--- start EXCERPTED RECORDS ---

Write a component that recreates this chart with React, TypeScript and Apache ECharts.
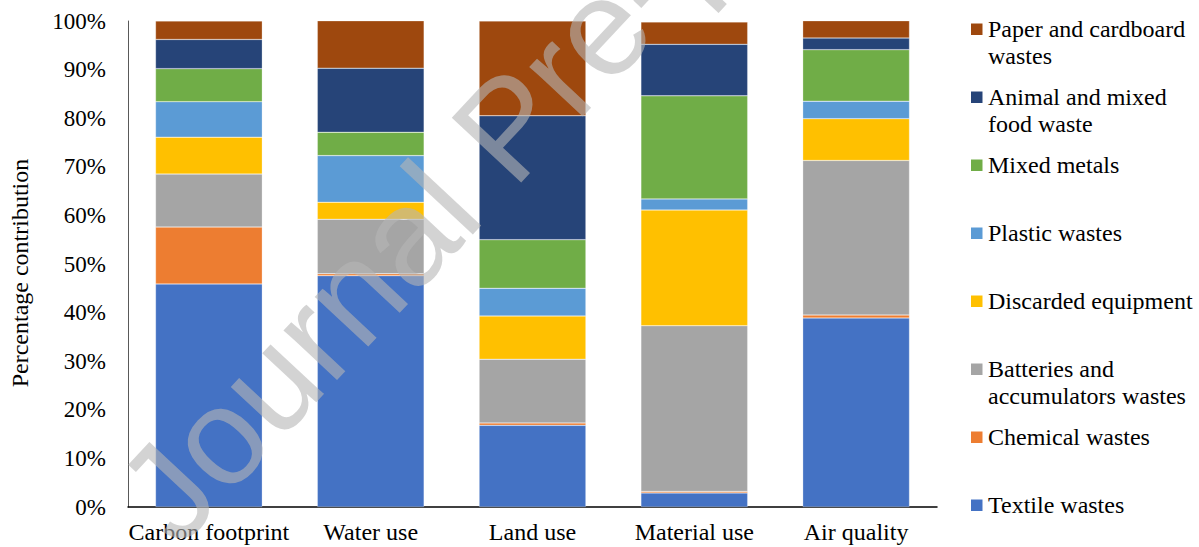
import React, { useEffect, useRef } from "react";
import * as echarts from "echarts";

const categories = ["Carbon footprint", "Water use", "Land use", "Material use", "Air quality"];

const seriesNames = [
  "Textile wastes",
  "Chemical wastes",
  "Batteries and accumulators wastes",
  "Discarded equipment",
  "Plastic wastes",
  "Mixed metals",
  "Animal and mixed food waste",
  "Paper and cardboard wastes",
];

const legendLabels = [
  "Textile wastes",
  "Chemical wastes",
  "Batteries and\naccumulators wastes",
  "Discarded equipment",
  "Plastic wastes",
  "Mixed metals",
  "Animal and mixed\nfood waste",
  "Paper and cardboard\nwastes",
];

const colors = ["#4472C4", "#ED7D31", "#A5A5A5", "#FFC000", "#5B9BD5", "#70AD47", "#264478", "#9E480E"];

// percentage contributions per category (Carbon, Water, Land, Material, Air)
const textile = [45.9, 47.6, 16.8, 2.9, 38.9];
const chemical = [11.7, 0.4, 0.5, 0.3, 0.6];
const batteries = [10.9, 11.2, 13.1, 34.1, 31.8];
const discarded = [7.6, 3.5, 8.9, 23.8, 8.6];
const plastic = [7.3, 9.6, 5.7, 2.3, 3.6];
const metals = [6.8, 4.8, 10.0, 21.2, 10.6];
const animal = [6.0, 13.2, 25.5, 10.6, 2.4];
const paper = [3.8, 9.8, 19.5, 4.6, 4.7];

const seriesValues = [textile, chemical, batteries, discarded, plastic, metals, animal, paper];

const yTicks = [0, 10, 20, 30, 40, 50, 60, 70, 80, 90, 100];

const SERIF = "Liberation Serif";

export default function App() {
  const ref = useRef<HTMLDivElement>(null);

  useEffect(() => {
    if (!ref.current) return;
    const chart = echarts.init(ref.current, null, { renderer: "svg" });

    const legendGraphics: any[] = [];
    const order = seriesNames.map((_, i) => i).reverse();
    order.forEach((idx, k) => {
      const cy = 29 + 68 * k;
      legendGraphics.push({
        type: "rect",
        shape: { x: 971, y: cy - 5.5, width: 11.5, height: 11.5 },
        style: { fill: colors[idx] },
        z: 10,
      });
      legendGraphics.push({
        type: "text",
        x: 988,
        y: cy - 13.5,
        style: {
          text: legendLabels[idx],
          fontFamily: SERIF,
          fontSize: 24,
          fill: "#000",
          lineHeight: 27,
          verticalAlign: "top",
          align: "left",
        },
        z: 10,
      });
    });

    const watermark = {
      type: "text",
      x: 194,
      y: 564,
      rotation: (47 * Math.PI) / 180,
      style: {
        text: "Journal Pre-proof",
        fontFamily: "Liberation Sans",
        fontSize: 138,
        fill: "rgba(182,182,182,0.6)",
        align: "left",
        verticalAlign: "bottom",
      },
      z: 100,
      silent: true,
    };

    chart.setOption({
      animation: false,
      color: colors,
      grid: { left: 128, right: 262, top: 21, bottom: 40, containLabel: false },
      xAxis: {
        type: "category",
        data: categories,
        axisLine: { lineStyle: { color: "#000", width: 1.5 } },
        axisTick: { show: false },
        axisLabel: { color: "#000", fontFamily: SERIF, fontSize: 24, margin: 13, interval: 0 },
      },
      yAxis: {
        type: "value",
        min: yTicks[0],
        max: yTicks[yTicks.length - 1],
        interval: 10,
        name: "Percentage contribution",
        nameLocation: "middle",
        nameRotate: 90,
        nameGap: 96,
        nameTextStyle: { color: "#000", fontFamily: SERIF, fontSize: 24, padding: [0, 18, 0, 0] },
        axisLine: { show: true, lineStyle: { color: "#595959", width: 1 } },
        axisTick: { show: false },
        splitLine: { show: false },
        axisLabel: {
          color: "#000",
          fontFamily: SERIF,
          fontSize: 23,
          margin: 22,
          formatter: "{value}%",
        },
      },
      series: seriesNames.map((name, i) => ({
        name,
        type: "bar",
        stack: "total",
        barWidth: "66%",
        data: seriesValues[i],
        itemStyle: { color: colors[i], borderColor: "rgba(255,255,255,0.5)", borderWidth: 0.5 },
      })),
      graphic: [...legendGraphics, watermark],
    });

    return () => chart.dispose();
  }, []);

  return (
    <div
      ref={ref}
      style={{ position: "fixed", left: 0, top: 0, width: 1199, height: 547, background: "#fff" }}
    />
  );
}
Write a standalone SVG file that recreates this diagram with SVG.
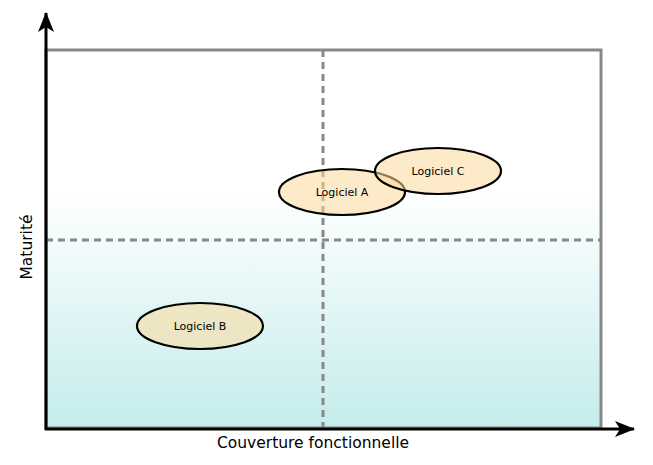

--- end EXCERPTED RECORDS ---

**SHORT EXERCISE:**
In the records above, find the line containing "const paper = [3.8, 9.8, 19.5, 4.6, 4.7];" and output every line from the first through that one, exactly, omitting pictures.

**IN RESPONSE:**
Write a component that recreates this chart with React, TypeScript and Apache ECharts.
import React, { useEffect, useRef } from "react";
import * as echarts from "echarts";

const categories = ["Carbon footprint", "Water use", "Land use", "Material use", "Air quality"];

const seriesNames = [
  "Textile wastes",
  "Chemical wastes",
  "Batteries and accumulators wastes",
  "Discarded equipment",
  "Plastic wastes",
  "Mixed metals",
  "Animal and mixed food waste",
  "Paper and cardboard wastes",
];

const legendLabels = [
  "Textile wastes",
  "Chemical wastes",
  "Batteries and\naccumulators wastes",
  "Discarded equipment",
  "Plastic wastes",
  "Mixed metals",
  "Animal and mixed\nfood waste",
  "Paper and cardboard\nwastes",
];

const colors = ["#4472C4", "#ED7D31", "#A5A5A5", "#FFC000", "#5B9BD5", "#70AD47", "#264478", "#9E480E"];

// percentage contributions per category (Carbon, Water, Land, Material, Air)
const textile = [45.9, 47.6, 16.8, 2.9, 38.9];
const chemical = [11.7, 0.4, 0.5, 0.3, 0.6];
const batteries = [10.9, 11.2, 13.1, 34.1, 31.8];
const discarded = [7.6, 3.5, 8.9, 23.8, 8.6];
const plastic = [7.3, 9.6, 5.7, 2.3, 3.6];
const metals = [6.8, 4.8, 10.0, 21.2, 10.6];
const animal = [6.0, 13.2, 25.5, 10.6, 2.4];
const paper = [3.8, 9.8, 19.5, 4.6, 4.7];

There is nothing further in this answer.